Moreover, there has always been some debate within the African-American community about the importance of residential integration. During the summer of 1966, some black Chicagoans - even some of those sympathetic to the movement-wondered whether open-housing marches highlighted "a fundamental issue." As one activist remarked, housing discrimination "was more of a middle-class issue."

Variations on such sentiments can be found today. "I want to live in a black neighborhood," one Chicago alderman recently declared, "and if banks would give us money to fix up the houses we live in, nobody would have to move."

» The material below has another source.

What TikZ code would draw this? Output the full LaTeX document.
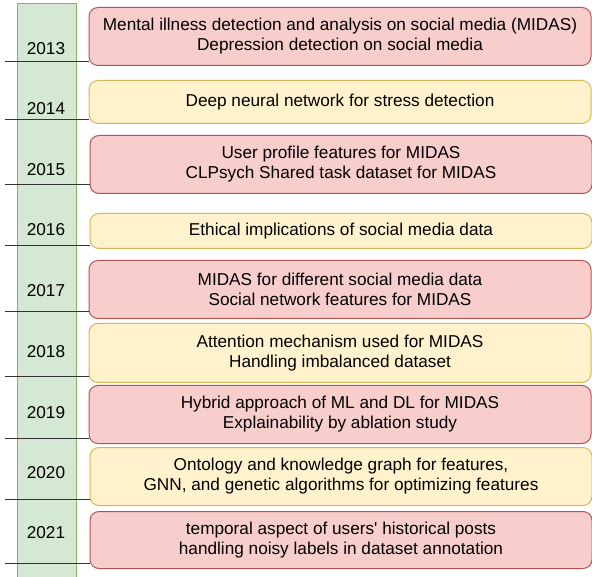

But should the final judgment of the Chicago Freedom Movement be so negative? This campaign, after all, catapulted Jesse Jackson to the forefront of the civil rights movement. As a college student in the early 1960s, he had been a leader of the protests in Greensboro, N.C., and then had joined the Selma protests; but until SCLC came to Chicago, where he was then a seminarian, Jackson was but one more young black activist. His energy and dynamism soon made him indispensable to the Chicago Freedom Movement, and when the marches stopped he remained in Chicago, nurturing Operation Breadbasket. In the early 1970s, Operation Breadbasket, which had been under SCLC's auspices, became Operation PUSH, a Jackson vehicle and the eventual launch pad of Jackson's political career.

The Chicago Freedom Movement also gave birth to the Leadership Council for Metropolitan Open Communities. A product of the Summit Agreement in August 1966, the Leadership Council has retained the support of Chicago business leaders and, through litigation and aggressive tactics, has pioneered attacks on housing discrimination. In the words of two housing experts, Douglas Massey and Nancy Denton, "probably no fair housing group in the country has been more energetic or successful in promoting equal housing opportunities."